• Exercise brief: Search the listing for "matplotlib" and copy every line where it appears.

• Material:
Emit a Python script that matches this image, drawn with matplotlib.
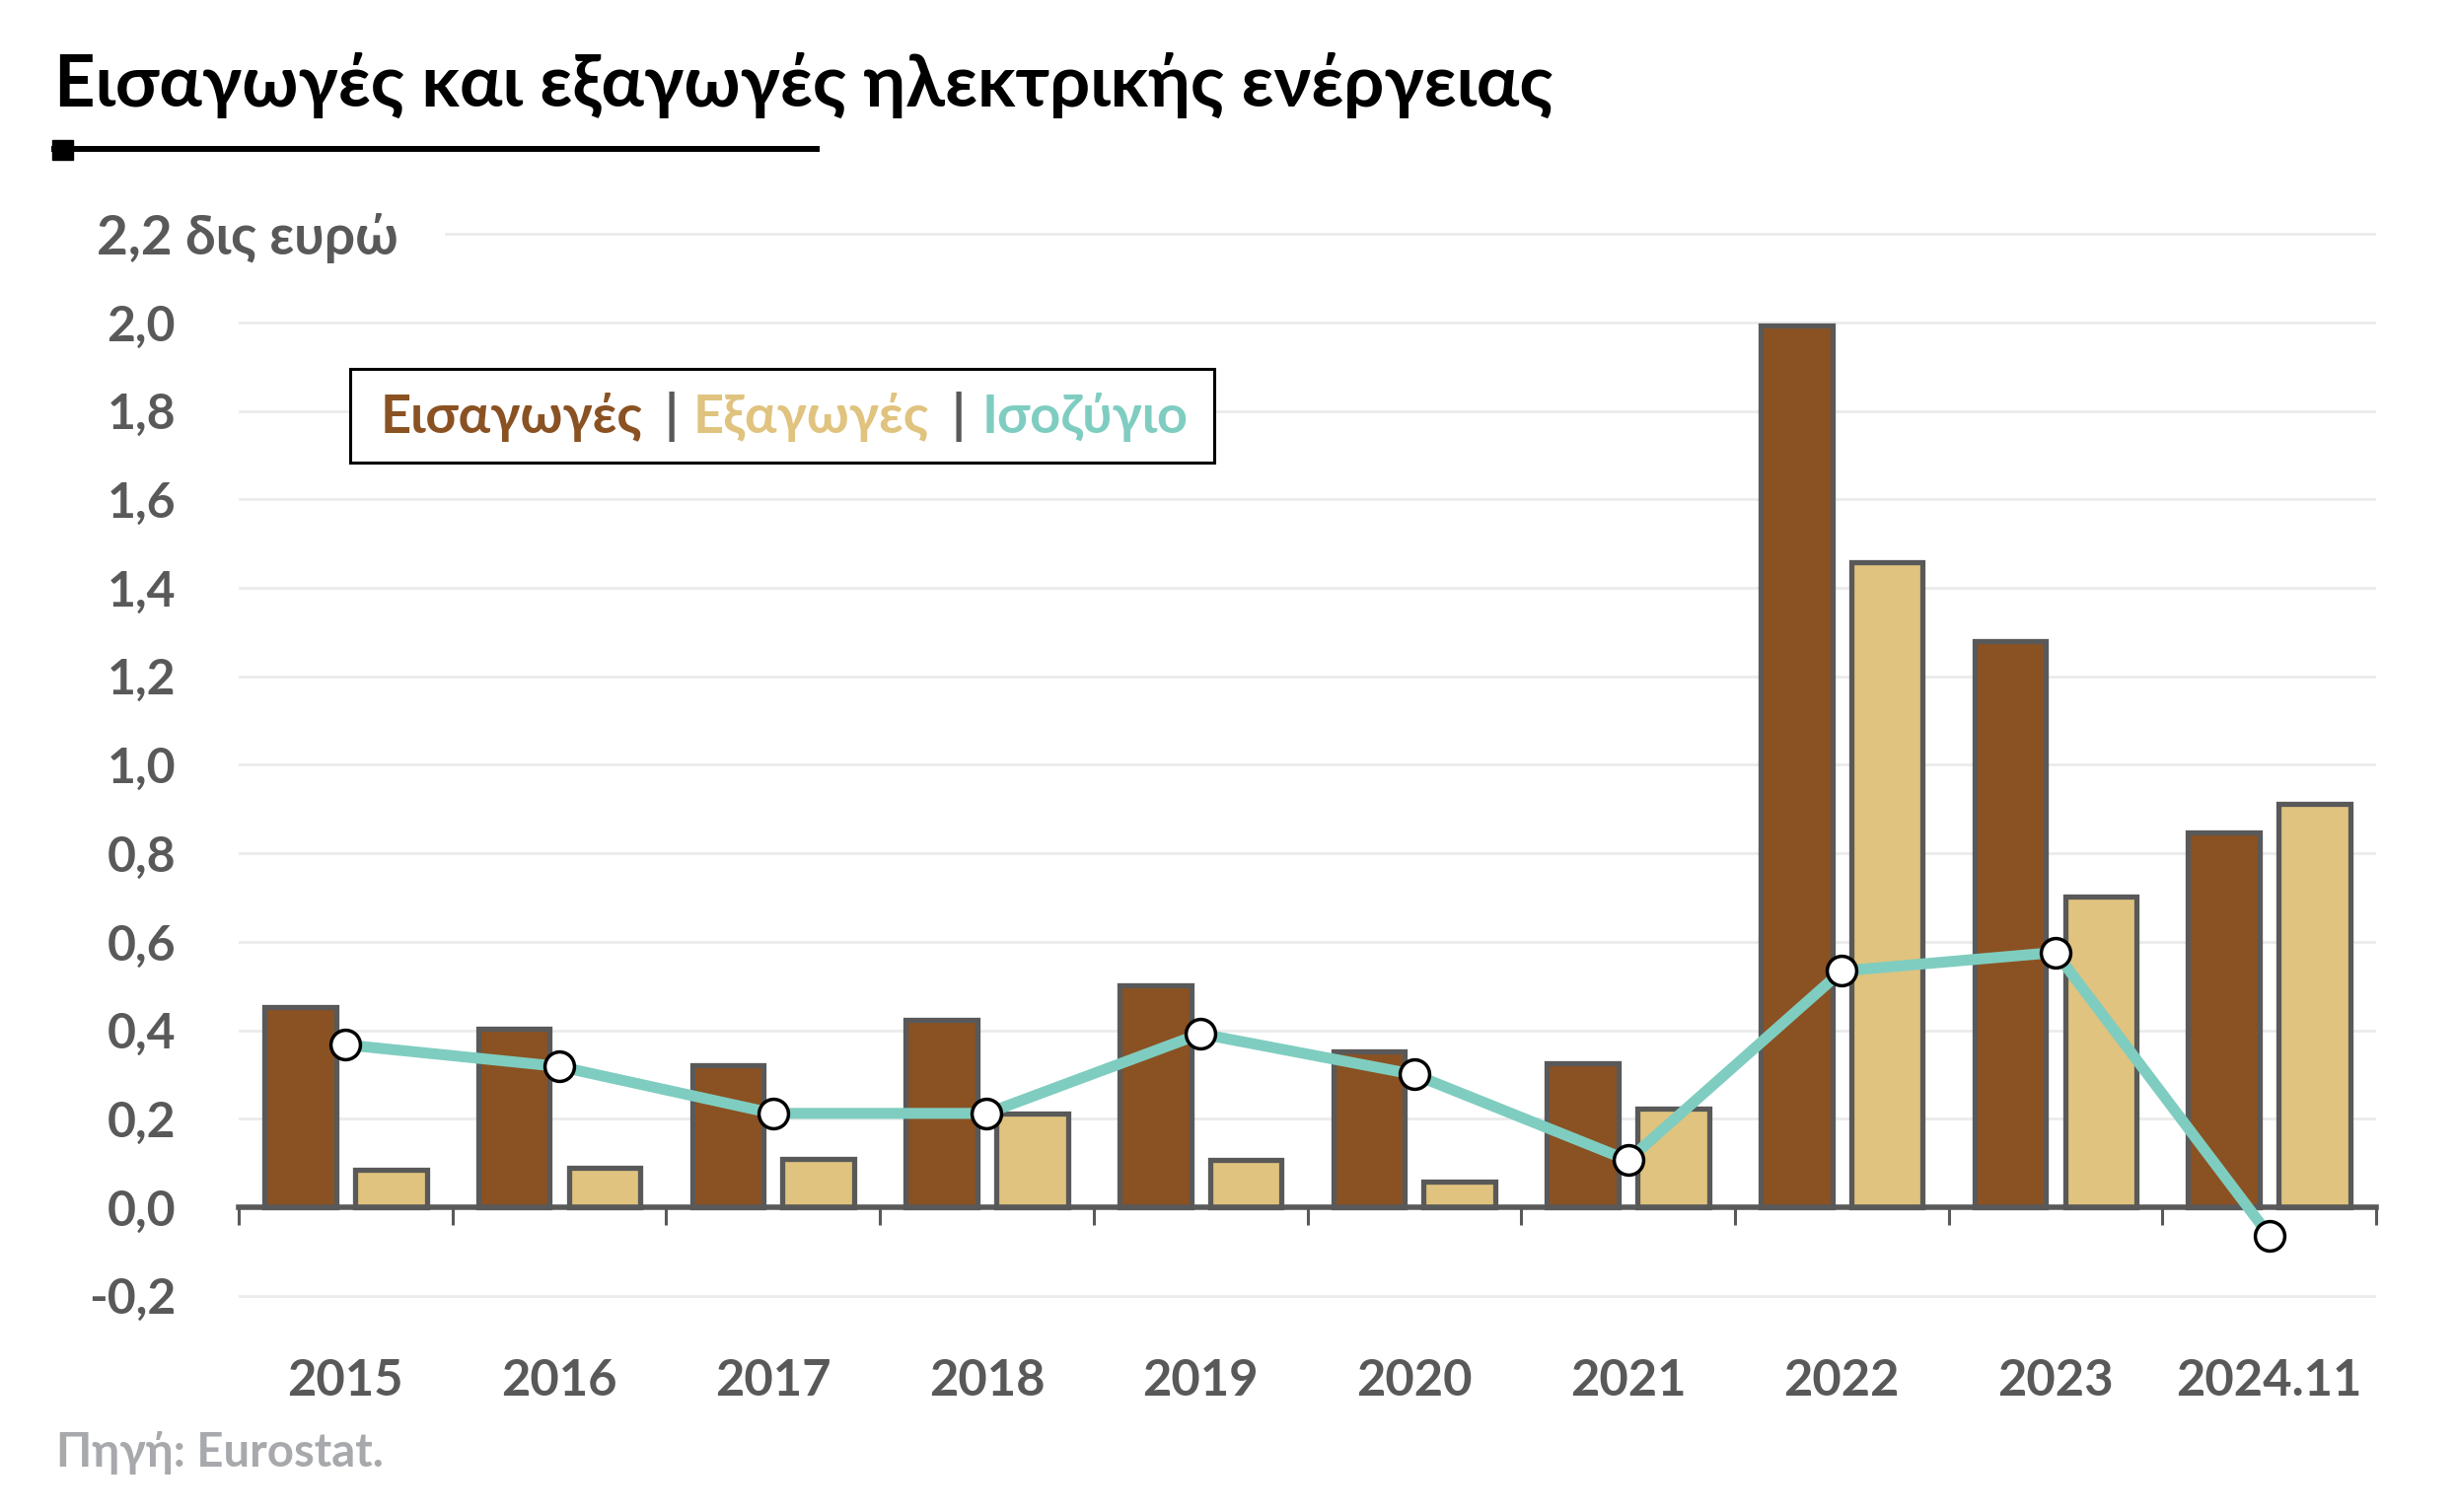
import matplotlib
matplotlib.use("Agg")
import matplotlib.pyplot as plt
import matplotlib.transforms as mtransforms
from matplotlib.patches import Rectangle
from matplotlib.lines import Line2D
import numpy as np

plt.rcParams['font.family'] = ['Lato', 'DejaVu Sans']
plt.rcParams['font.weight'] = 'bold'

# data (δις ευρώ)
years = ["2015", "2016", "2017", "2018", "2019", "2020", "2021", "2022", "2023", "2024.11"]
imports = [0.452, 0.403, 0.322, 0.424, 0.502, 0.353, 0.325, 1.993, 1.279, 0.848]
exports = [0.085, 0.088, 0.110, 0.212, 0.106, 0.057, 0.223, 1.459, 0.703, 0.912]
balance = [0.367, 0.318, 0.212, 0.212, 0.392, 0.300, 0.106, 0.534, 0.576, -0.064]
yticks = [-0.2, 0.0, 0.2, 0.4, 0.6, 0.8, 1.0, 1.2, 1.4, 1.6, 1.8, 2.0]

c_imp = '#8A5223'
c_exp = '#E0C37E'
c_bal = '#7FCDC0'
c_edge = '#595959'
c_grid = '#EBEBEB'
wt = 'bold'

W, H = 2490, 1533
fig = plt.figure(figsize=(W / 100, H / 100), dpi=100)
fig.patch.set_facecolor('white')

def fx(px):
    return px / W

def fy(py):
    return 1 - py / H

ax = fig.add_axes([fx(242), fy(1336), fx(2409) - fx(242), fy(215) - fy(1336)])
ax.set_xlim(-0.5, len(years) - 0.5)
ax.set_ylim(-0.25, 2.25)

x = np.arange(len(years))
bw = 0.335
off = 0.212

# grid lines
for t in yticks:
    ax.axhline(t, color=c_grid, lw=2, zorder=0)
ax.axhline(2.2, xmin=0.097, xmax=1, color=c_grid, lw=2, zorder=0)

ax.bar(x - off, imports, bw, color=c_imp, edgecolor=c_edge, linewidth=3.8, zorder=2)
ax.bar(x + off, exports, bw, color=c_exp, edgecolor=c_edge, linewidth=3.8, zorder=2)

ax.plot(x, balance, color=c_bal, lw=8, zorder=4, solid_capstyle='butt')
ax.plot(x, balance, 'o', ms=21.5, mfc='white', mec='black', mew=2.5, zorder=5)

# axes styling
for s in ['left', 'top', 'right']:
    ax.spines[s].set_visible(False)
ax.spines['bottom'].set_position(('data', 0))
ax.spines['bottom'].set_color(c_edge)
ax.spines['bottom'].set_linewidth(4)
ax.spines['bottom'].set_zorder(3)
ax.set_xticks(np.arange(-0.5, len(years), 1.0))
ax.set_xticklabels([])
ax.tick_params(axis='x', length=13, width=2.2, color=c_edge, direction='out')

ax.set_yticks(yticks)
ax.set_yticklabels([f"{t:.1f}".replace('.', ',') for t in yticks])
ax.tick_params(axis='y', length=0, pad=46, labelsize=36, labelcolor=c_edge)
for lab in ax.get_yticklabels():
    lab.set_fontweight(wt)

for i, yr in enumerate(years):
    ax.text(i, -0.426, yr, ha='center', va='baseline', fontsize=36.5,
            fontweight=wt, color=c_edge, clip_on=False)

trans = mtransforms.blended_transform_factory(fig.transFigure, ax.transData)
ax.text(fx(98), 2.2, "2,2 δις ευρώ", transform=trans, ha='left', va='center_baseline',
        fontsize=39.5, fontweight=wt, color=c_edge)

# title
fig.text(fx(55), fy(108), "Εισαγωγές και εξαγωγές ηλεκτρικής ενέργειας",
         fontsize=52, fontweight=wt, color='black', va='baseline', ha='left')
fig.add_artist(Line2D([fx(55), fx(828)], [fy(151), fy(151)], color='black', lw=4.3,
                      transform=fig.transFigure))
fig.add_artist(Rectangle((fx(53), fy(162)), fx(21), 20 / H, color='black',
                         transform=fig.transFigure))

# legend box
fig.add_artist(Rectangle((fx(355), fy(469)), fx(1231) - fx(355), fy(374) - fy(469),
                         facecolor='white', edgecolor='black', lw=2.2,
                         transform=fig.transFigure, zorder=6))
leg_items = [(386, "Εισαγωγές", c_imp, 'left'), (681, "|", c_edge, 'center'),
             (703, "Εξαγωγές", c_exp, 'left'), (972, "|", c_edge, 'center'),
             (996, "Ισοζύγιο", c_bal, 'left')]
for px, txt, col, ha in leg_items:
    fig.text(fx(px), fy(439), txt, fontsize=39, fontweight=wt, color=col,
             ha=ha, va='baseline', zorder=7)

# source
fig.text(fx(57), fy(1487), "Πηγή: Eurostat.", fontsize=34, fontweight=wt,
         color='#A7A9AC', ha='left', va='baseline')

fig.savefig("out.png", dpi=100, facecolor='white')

• Completed exercise:
Emit a Python script that matches this image, drawn with matplotlib.
import matplotlib
matplotlib.use("Agg")
import matplotlib.pyplot as plt
import matplotlib.transforms as mtransforms
from matplotlib.patches import Rectangle
from matplotlib.lines import Line2D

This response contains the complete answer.